Expert groups might sound like a technical issue, but research by the Alliance for Lobbying Transparency and Ethics Regulation (ALTER-EU) has consistently shown that ‘experts’ within these advisory groups shape legislation and influence European policy, including on issues like labour rights, environmental protection, public health or responding to the financial crisis. Not only are these groups dominated by industry interests, ALTER-EU has shown that in some cases group members have quite literally written the first drafts of legislation which are then passed into law by the Parliament and the Council without major amendments.

A quick spot check of the promises made by the Commission in September shows that it is failing to deliver on most areas: rebalancing industry-dominated groups; stopping lobbyists sitting in expert groups in a personal capacity; always issuing a public call for applications; and full transparency. If MEPs are serious about curtailing the influence of big business in writing our laws, they need to demand concrete steps and a strict timetable from the Commission, as well as adherence to their original conditions, applicable across all Directorate Generals (DGs).

Looking through the online Expert Group register, which all DGs within the Commission are supposed to update, it reveals some very telling information:

Balance

DG Enterprise & Industry (DG ENTR) identified 19 imbalanced groups (far fewer than the number identified by ALTER-EU). To fix the problem, it launched a public call for applications for 15 of the groups, closing on 31 October. The deadline for new members to be in place was 31st January 2013. Four groups would also be scrapped as they had fulfilled their mandate.

  • At the time of writing, no groups have been positively rebalanced. In fact, while some groups have undergone minor membership changes, within the Working Group on Gas Appliances industry representation has more than doubled while the number of non-industry stakeholders has stagnated.

  • Of the four groups intended to be scrapped, there is no record of their work ending. Two are on hold, one is active (although the register could be out of date), while the other is nowhere to be found, even under the ‘abolished’ section of the register. By contrast, two groups that the Commission made firm commitments to rebalance have instead been scrapped.

Elsewhere in the Commission, groups within DG Agriculture (AGRI) are notoriously imbalanced. Its 30 Advisory Groups (as some DGs call them) contain over 943 ‘experts’, with over 80 per cent (764) coming from large farming organisations or industry players, and only 22 seats going to small-scale farmers, 35 to workers organisations, 38 to consumer groups and 36 to environmental groups. Combined, they count for just over 10 per cent of total membership. However, promises to address this imbalance by 2013 are now being pushed back to 2015, allowing industrial farming interests to continue dominating agricultural policy advice. In DG Taxation and Customs Union (TAXUD), the Trade and Customs Group is 100 cent corporate dominated, while Brussels NGO Transport and Environment has been repeatedly refused membership to the same DG's VAT expert group, despite it being heavily imbalanced in favour of industry interests.

Who’s representing who?

Clarity around representation remains murky, especially as some individuals labelled as academics or independent experts are in fact representing industry interests. Last year, ALTER-EU highlighted such a case within DG Enterprise's Mission Evolution Advisory Group, but rather than take action, another such individual has since been added. Finding out who represents who is made incredibly difficult by the lack of information given in the expert groups register, and more so when industry organisations are sometimes labelled as NGOs and at other times as corporate interests or associations. Full declaration of interests as well as recent financial activity should be available on the website for anyone in an independent role, to make sure they are not linked to private industry interests.

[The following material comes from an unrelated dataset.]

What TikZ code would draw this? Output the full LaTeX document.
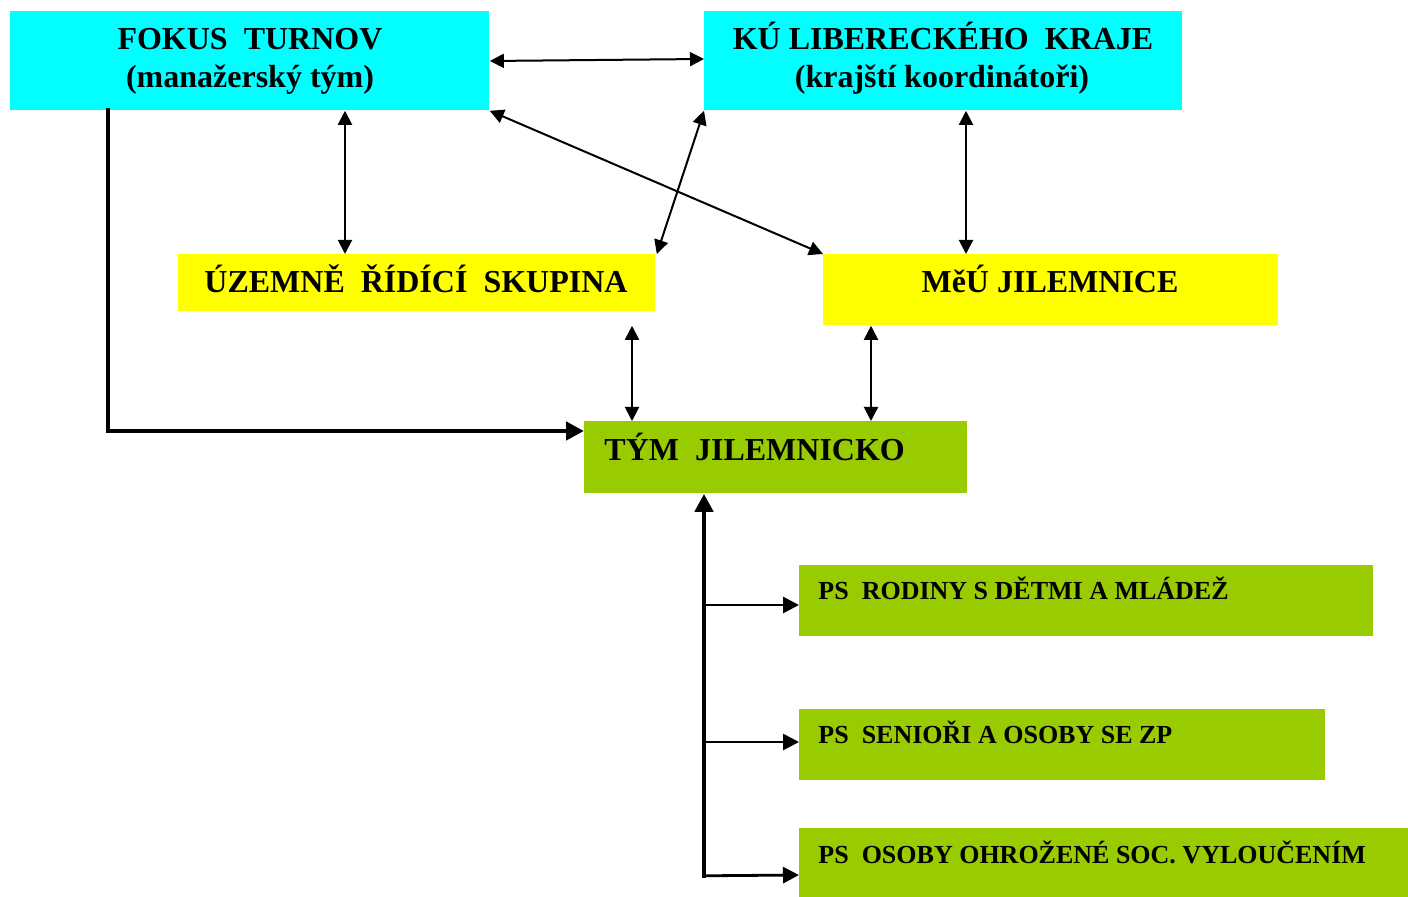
\documentclass[tikz,border=0pt]{standalone}
\usepackage{fontspec}
\setmainfont{Liberation Serif}
\usetikzlibrary{arrows.meta,calc}
\definecolor{boxcyan}{HTML}{00FFFF}
\definecolor{boxyellow}{HTML}{FFFF00}
\definecolor{boxgreen}{HTML}{99CC00}
\tikzset{
  box/.style={draw=none,inner sep=0pt,anchor=north west},
  bigtxt/.style={font=\fontsize{16}{19}\selectfont\bfseries,inner sep=0pt,anchor=base},
  smalltxt/.style={font=\fontsize{13}{15}\selectfont\bfseries,inner sep=0pt,anchor=base west},
  thinlink/.style={line width=1pt,{Triangle[length=7pt,width=7pt]}-{Triangle[length=7pt,width=7pt]}},
  thicklink/.style={line width=2.4pt,-{Triangle[length=9pt,width=9pt]}},
  branchlink/.style={line width=1.4pt,-{Triangle[length=8pt,width=8pt]}}
}
\begin{document}
\begin{tikzpicture}[x=0.5pt,y=-0.5pt]
\useasboundingbox (0,0) rectangle (1408,897);
% boxes
\node[box,fill=boxcyan,minimum width=239.5pt,minimum height=49.5pt] (fokus) at (10,11) {};
\node[box,fill=boxcyan,minimum width=239pt,minimum height=49.5pt] (ku) at (704,11) {};
\node[box,fill=boxyellow,minimum width=238.5pt,minimum height=28.5pt] (uzemne) at (178,254) {};
\node[box,fill=boxyellow,minimum width=227.5pt,minimum height=35.5pt] (meu) at (823,254) {};
\node[box,fill=boxgreen,minimum width=191.5pt,minimum height=36pt] (tym) at (584,421) {};
\node[box,fill=boxgreen,minimum width=287pt,minimum height=35.5pt] (ps1) at (799,565) {};
\node[box,fill=boxgreen,minimum width=263pt,minimum height=35.5pt] (ps2) at (799,709) {};
\node[box,fill=boxgreen,minimum width=304.5pt,minimum height=34.5pt] (ps3) at (799,828) {};
% texts
\node[bigtxt] (fokusA) at (250,50) {FOKUS\ \ TURNOV};
\node[bigtxt] (fokusB) at (250,88) {(manažerský tým)};
\node[bigtxt] (kuA) at (943,50) {KÚ LIBERECKÉHO\ \ KRAJE};
\node[bigtxt] (kuB) at (942,88) {(krajští koordinátoři)};
\node[bigtxt] (uzemneT) at (416,293) {ÚZEMNĚ\ \ ŘÍDÍCÍ\ \ SKUPINA};
\node[bigtxt] (meuT) at (1050,293) {MěÚ JILEMNICE};
\node[bigtxt,anchor=base west] (tymT) at (604,461) {TÝM\ \ JILEMNICKO};
\node[smalltxt] (ps1T) at (818,600) {PS\ \ RODINY S DĚTMI A MLÁDEŽ};
\node[smalltxt] (ps2T) at (818,743) {PS\ \ SENIOŘI A OSOBY SE ZP};
\node[smalltxt] (ps3T) at (818,863) {PS\ \ OSOBY OHROŽENÉ SOC. VYLOUČENÍM};
% thin double arrows
\draw[thinlink] ($(fokus.north east)+(0,50)$) -- ($(ku.north west)+(0,48)$);
\draw[thinlink] ($(fokus.south west)+(335,0)$) -- ($(uzemne.north west)+(167,0)$);
\draw[thinlink] (fokus.south east) -- (meu.north west);
\draw[thinlink] (ku.south west) -- ($(uzemne.north east)+(1,0)$);
\draw[thinlink] ($(ku.south west)+(262,0)$) -- ($(meu.north west)+(143,0)$);
\draw[thinlink] ($(uzemne.south west)+(454,14)$) -- ($(tym.north west)+(48,0)$);
\draw[thinlink] ($(meu.south west)+(48,0)$) -- ($(tym.north west)+(287,0)$);
% thick from fokus to tym
\draw[thicklink,line cap=rect] ($(fokus.south west)+(98,0)$) |- ($(tym.north west)+(0,10)$);
% trunk and branches
\coordinate (corner) at ($(tym.south west)+(120,382)$);
\coordinate (p1) at ($(ps1.north west)+(0,40)$);
\coordinate (p2) at ($(ps2.north west)+(0,33)$);
\coordinate (p3) at ($(ps3.north west)+(0,47)$);
\draw[thicklink,line cap=rect] (corner) -- ($(tym.south west)+(120,0)$);
\draw[branchlink] (corner |- p1) -- (p1);
\draw[branchlink] (corner |- p2) -- (p2);
\draw[branchlink] (corner) -- (p3);
\end{tikzpicture}
\end{document}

Transparency and a public call for applications

The online register is greatly improved, but there are still enormous discrepancies between the amount of information given by each expert group secretariat and how often it is updated. Of the groups identified as imbalanced by DG Enterprise, over 40 per cent have not been updated in the register since its general call for public applications, while more than 10 per cent remain unchanged in the register since 2011. How is the public supposed to know what is happening if the information is not there? This also stretches beyond the public to include sitting members of the group – how are they supposed to know what is going on without up-to-date information? One member of a DG Enterprise expert group had no idea that a public call for applications was taking place for her group, despite regularly attending its meetings. There’s no point putting a call to rebalance group membership out if no-one knows about it.

Transparency is also needed around the purpose and the mandate of groups. The High Level Group on Group on Administrative Burden, headed by Edmund Stoiber, shows exactly this problem: its newly extended mandate is to represent the interests of small- and medium-sized enterprises (SMEs) in assessing legislative burden. But Stoiber was exposed by EurActiv as using the group to lobby the then-Public Health Commissioner John Dalli around the upcoming Public Health Directive on behalf of a large Bavarian tobacco company.

Need for rules

If we look at the evidence gathered from these brief spot checks, it shows there is currently little being done by DG Enterprise and others to reduce industry influence within its expert groups – or at least not visible in the public domain – and no consistency of approach. Worryingly, there are many more imbalanced groups beyond those listed, both within DG Enterprise and beyond, as both ALTER-EU and MEPs have pointed out to the Commission. Moreover, new groups are being regularly formed on issues with a clear public interest. See for example the Commission's recent call for expertise to shape priorities within 'Horizon 2020', which will determine where billions of euros in research money is spent. Corporate Europe Observatory has already shown how part of the Horizon 2020 budget has been captured by industry, using scarce public funds to subsidise big business. Therefore if the Commission is serious about tackling the problem it needs to be approached systematically, incorporating strong horizontal rules across all DGs.

Conclusion

Despite setting a deadline for January 2013, the Commission has not delivered on its promise to prevent industry capture of expert groups within DG Enterprise and ensure other stakeholders such as trade unions, NGOs and consumer groups are equally represented. The short investigation presented in this blog is just the tip of the iceberg, and represents a wider struggle for greater transparency and against the marginalisation of public interest actors in favour of big business. MEPs need to ensure that when the informal dialogue with the Commission finally takes place in March, it delivers concrete steps on how to achieve their four conditions for expert groups and what the timetable for achieving that will be.